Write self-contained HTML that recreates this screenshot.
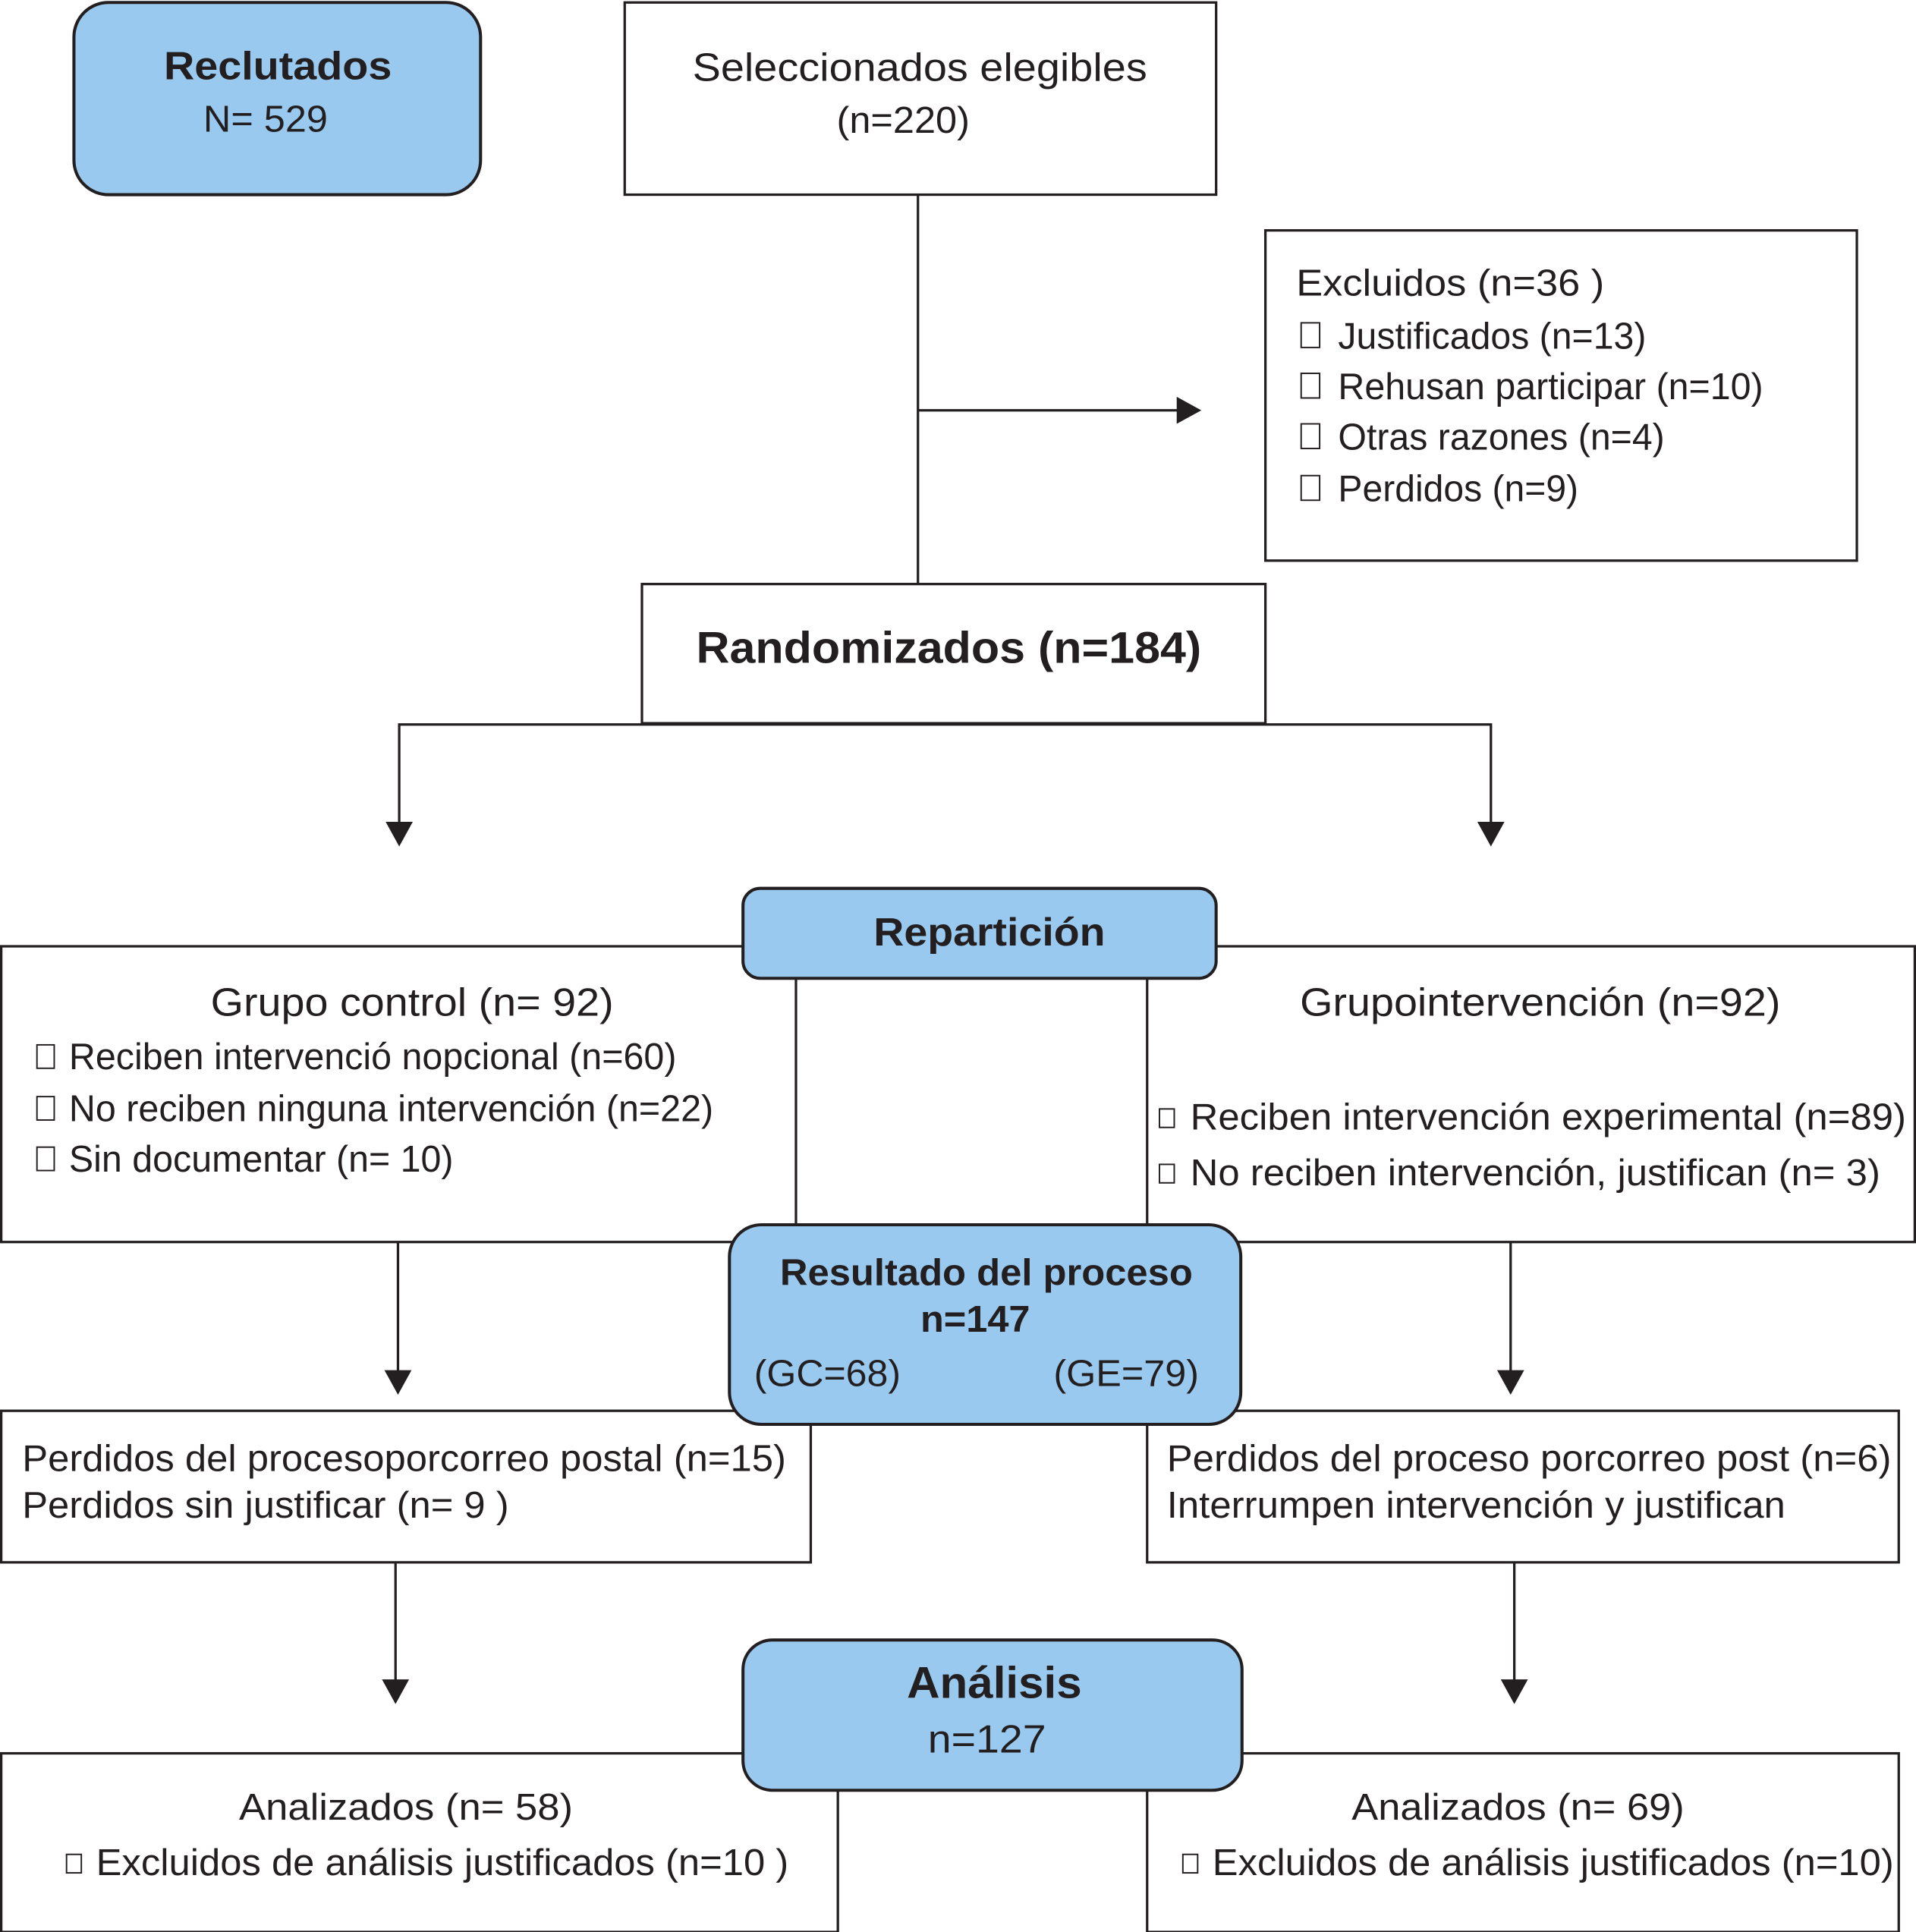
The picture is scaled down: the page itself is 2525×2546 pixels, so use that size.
<!DOCTYPE html>
<html><head><meta charset="utf-8"><style>
html,body{margin:0;padding:0;background:#fff;}
svg{display:block;}
text{font-family:"Liberation Sans",Arial,sans-serif;fill:#231f20;dominant-baseline:central;}
.t{font-size:30px;}
.b{font-weight:bold;}
.box{fill:#fff;stroke:#231f20;stroke-width:2;}
.blue{fill:#99c9ee;stroke:#231f20;stroke-width:2.5;}
.ln{stroke:#231f20;stroke-width:2;fill:none;}
.sq{fill:none;stroke:#231f20;stroke-width:1.2;}
</style></head><body>
<svg width="2525" height="2546" viewBox="0 0 1555 1568" preserveAspectRatio="none" xmlns="http://www.w3.org/2000/svg">
<rect class="box" x="507" y="2" width="480" height="156"/>
<text class="t" x="562" y="55" textLength="369" lengthAdjust="spacingAndGlyphs" style="font-size:32px">Seleccionados elegibles</text>
<text class="t" x="679" y="98" textLength="108" lengthAdjust="spacingAndGlyphs">(n=220)</text>
<line class="ln" x1="745" y1="158" x2="745" y2="474"/>
<line class="ln" x1="745" y1="333" x2="958" y2="333"/>
<polygon points="955,322 975,333 955,344" fill="#231f20"/>
<rect class="box" x="1027" y="187" width="480" height="268"/>
<text class="t" x="1052" y="230" textLength="250" lengthAdjust="spacingAndGlyphs">Excluidos  (n=36 )</text>
<rect class="sq" x="1056" y="262" width="15" height="20"/><text class="t" x="1086" y="273" textLength="250" lengthAdjust="spacingAndGlyphs">Justificados (n=13)</text>
<rect class="sq" x="1056" y="303" width="15" height="20"/><text class="t" x="1086" y="314" textLength="345" lengthAdjust="spacingAndGlyphs">Rehusan participar (n=10)</text>
<rect class="sq" x="1056" y="344" width="15" height="20"/><text class="t" x="1086" y="355" textLength="265" lengthAdjust="spacingAndGlyphs">Otras razones (n=4)</text>
<rect class="sq" x="1056" y="386" width="15" height="20"/><text class="t" x="1086" y="397" textLength="195" lengthAdjust="spacingAndGlyphs">Perdidos (n=9)</text>
<rect class="box" x="521" y="474" width="506" height="113"/>
<text class="t b" x="565" y="526" textLength="410" lengthAdjust="spacingAndGlyphs" style="font-size:36px">Randomizados (n=184)</text>
<polyline class="ln" points="324,670 324,588 1210,588 1210,670"/>
<polygon points="313,667 335,667 324,687" fill="#231f20"/>
<polygon points="1199,667 1221,667 1210,687" fill="#231f20"/>
<rect class="box" x="1" y="768" width="645" height="240"/>
<text class="t" x="171" y="814" textLength="327" lengthAdjust="spacingAndGlyphs" style="font-size:32px">Grupo control (n= 92)</text>
<rect class="sq" x="30" y="848" width="14" height="19"/><text class="t" x="56" y="858" textLength="493" lengthAdjust="spacingAndGlyphs">Reciben intervenció nopcional (n=60)</text>
<rect class="sq" x="30" y="890" width="14" height="19"/><text class="t" x="56" y="900" textLength="523" lengthAdjust="spacingAndGlyphs">No reciben ninguna intervención (n=22)</text>
<rect class="sq" x="30" y="931" width="14" height="19"/><text class="t" x="56" y="941" textLength="312" lengthAdjust="spacingAndGlyphs">Sin documentar (n= 10)</text>
<rect class="box" x="931" y="768" width="623" height="240"/>
<text class="t" x="1055" y="814" textLength="390" lengthAdjust="spacingAndGlyphs" style="font-size:32px">Grupointervención (n=92)</text>
<rect class="sq" x="941" y="900" width="12" height="15"/><text class="t" x="966" y="907" textLength="581" lengthAdjust="spacingAndGlyphs">Reciben intervención experimental (n=89)</text>
<rect class="sq" x="941" y="945" width="12" height="15"/><text class="t" x="966" y="952" textLength="560" lengthAdjust="spacingAndGlyphs">No reciben intervención, justifican (n= 3)</text>
<line class="ln" x1="323" y1="1008" x2="323" y2="1115"/>
<polygon points="312,1112 334,1112 323,1132" fill="#231f20"/>
<line class="ln" x1="1226" y1="1008" x2="1226" y2="1115"/>
<polygon points="1215,1112 1237,1112 1226,1132" fill="#231f20"/>
<rect class="box" x="1" y="1145" width="657" height="123"/>
<text class="t" x="18" y="1184" textLength="620" lengthAdjust="spacingAndGlyphs">Perdidos del procesoporcorreo postal (n=15)</text>
<text class="t" x="18" y="1222" textLength="395" lengthAdjust="spacingAndGlyphs">Perdidos sin justificar (n= 9 )</text>
<rect class="box" x="931" y="1145" width="610" height="123"/>
<text class="t" x="947" y="1184" textLength="588" lengthAdjust="spacingAndGlyphs">Perdidos del proceso porcorreo post (n=6)</text>
<text class="t" x="947" y="1222" textLength="502" lengthAdjust="spacingAndGlyphs">Interrumpen intervención y justifican</text>
<line class="ln" x1="321" y1="1268" x2="321" y2="1366"/>
<polygon points="310,1363 332,1363 321,1383" fill="#231f20"/>
<line class="ln" x1="1229" y1="1268" x2="1229" y2="1366"/>
<polygon points="1218,1363 1240,1363 1229,1383" fill="#231f20"/>
<rect class="box" x="1" y="1423" width="679" height="145"/>
<text class="t" x="194" y="1467" textLength="271" lengthAdjust="spacingAndGlyphs">Analizados  (n= 58)</text>
<rect class="sq" x="54" y="1505" width="12" height="15"/><text class="t" x="78" y="1512" textLength="562" lengthAdjust="spacingAndGlyphs">Excluidos de análisis justificados (n=10 )</text>
<rect class="box" x="931" y="1423" width="610" height="145"/>
<text class="t" x="1097" y="1467" textLength="270" lengthAdjust="spacingAndGlyphs">Analizados  (n= 69)</text>
<rect class="sq" x="960" y="1505" width="12" height="15"/><text class="t" x="984" y="1512" textLength="553" lengthAdjust="spacingAndGlyphs">Excluidos de análisis justificados (n=10)</text>
<rect class="blue" x="60" y="2" width="330" height="156" rx="28"/>
<text class="t b" x="133" y="54" textLength="185" lengthAdjust="spacingAndGlyphs" style="font-size:32px">Reclutados</text>
<text class="t" x="165" y="97" textLength="101" lengthAdjust="spacingAndGlyphs">N= 529</text>
<rect class="blue" x="603" y="721" width="384" height="73" rx="14"/>
<text class="t b" x="709" y="757" textLength="188" lengthAdjust="spacingAndGlyphs" style="font-size:32px">Repartición</text>
<rect class="blue" x="592" y="994" width="415" height="162" rx="26"/>
<text class="t b" x="633" y="1033" textLength="335" lengthAdjust="spacingAndGlyphs">Resultado del proceso</text>
<text class="t b" x="747" y="1071" textLength="89" lengthAdjust="spacingAndGlyphs">n=147</text>
<text class="t" x="612" y="1115" textLength="119" lengthAdjust="spacingAndGlyphs">(GC=68)</text>
<text class="t" x="855" y="1115" textLength="118" lengthAdjust="spacingAndGlyphs">(GE=79)</text>
<rect class="blue" x="603" y="1331" width="405" height="122" rx="24"/>
<text class="t b" x="736" y="1366" textLength="142" lengthAdjust="spacingAndGlyphs" style="font-size:36px">Análisis</text>
<text class="t" x="753" y="1412" textLength="96" lengthAdjust="spacingAndGlyphs" style="font-size:32px">n=127</text>
</svg>
</body></html>
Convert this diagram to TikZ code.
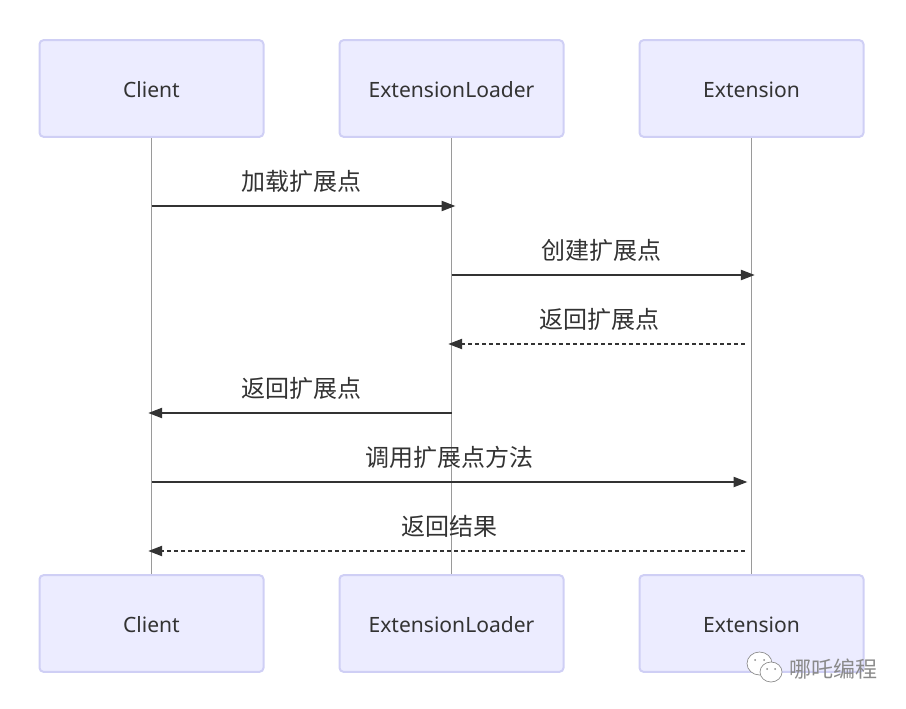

##########

Problem to work on: Within the entries above, how many lines contain "that"? Respond with the number only.

The result: 2